The first Australian cricket team
It may surprise you to learn that the first cricket team from Australia to tour England was made up entirely of Aboriginal players.
This happened in 1868, and is a surprising story from start to finish. An English cricket team had toured Australia earlier, in 1861-62, and this had led to the formation of a number of cricket clubs across the country.
On stations out in the country, it then became common for Aboriginal stockmen to play against the white fellas on the farm. On the Pine Hill station in Victoria, the Aboriginal players showed great skill at the new game. So a team from there was sent to play a match at the Melbourne Cricket Club on Boxing Day 1867.
The team then toured New South Wales, under the management of a (white) bloke who turned out to be a conman and who scarpered with the money and left them stranded in Sydney.
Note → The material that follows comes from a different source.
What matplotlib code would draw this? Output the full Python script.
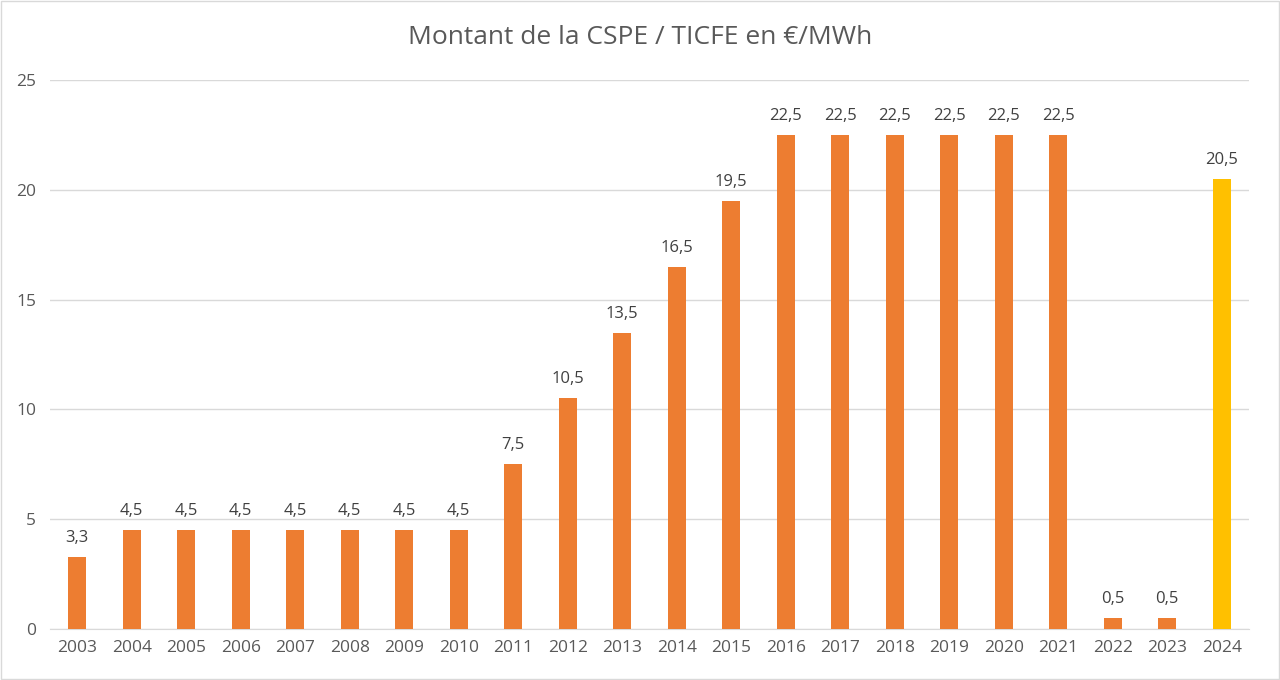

Another entrepreneur stepped in and arranged things to get the team back to Victoria and then to tour England. Charles Lawrence, an English cricketer who had stayed on in Australia would be their coach. The team had to be smuggled aboard a ship, the Parramatta, to escape the Board for the Protection of Aborigines, which controlled the movement of black people in the country.
Three months later they arrived in England. They played 47 two-day cricket matches against English teams, winning 14, drawing 19, and losing 14. It was a hectic schedule, with 100 days of cricket played in 150 days abroad.
The first match, at London against Surrey attracted 20,000 spectators. The players were given Anglicised names to allow the easier naming of them by the locals. So Bullchanach became Harry Bullocky. Others were Boninbarngeet (Tiger), Unaarrimin (Johhny Mullagh, the star of the team), Brimbunyah (Tommy Red Cap), Grougarrong (Jimmy Mosquito), Zellanach (Johnny Cuzens), Jungunjinanuke (Dick-a-Dick. He didn’t like this name), Lytejerbillijun (Jim Crow), Arrahmunjarrimun (Peter), Ballrinjarrimin (Sundown), Bripumyarrimin (King Cole), Murrumgunarriman (Twopenny) and Pripumuarraman (Charley Dumas).
The Aboriginal players also entertained the crowds with exhibitions of athletic prowess at the end of each match: distance throwing of cricket balls, a 100 yards backwards sprint, boomerang and spear-throwing demonstrations.
But it wasn’t all fun. The health of the Aboriginal men suffered. Two were sent home with serious illnesses, and Bripumyarrimin (King Cole) died from tuberculosis while on tour.
The newspapers of England reacted in various ways to the tour. The Times called a match against aristocracy “a travestie upon cricketing at Lords,” while the Sheffield Telegraph said the tour was “the event of the century.” The Reynolds News said this marked “a new epoch in the history of cricket.” Not quite. It would be another 120 years before another Aboriginal team toured England, and 130 years before a player of Aboriginal descent would be selected to play for Australia (Jason Gillespie).
The ‘First Eleven’ returned to Australia “without fanfare,” writes Jan Stadling in the book More Than a Game, and “the men resumed their status as non-citizens. To add insult upon injury, the players were not paid, nor did they receive the bonuses that had been promised.” Yes, this is all true.
What are we to make of this? That the tales of history can be as unexpected as those of the present; for history is made of moments that once were present tense, and have now become recorded. So, history can become as unpredictable and surprising as it likes to be. History is as vital and as oddball at the stuff that surrounds us now. History is today, but just a bit later.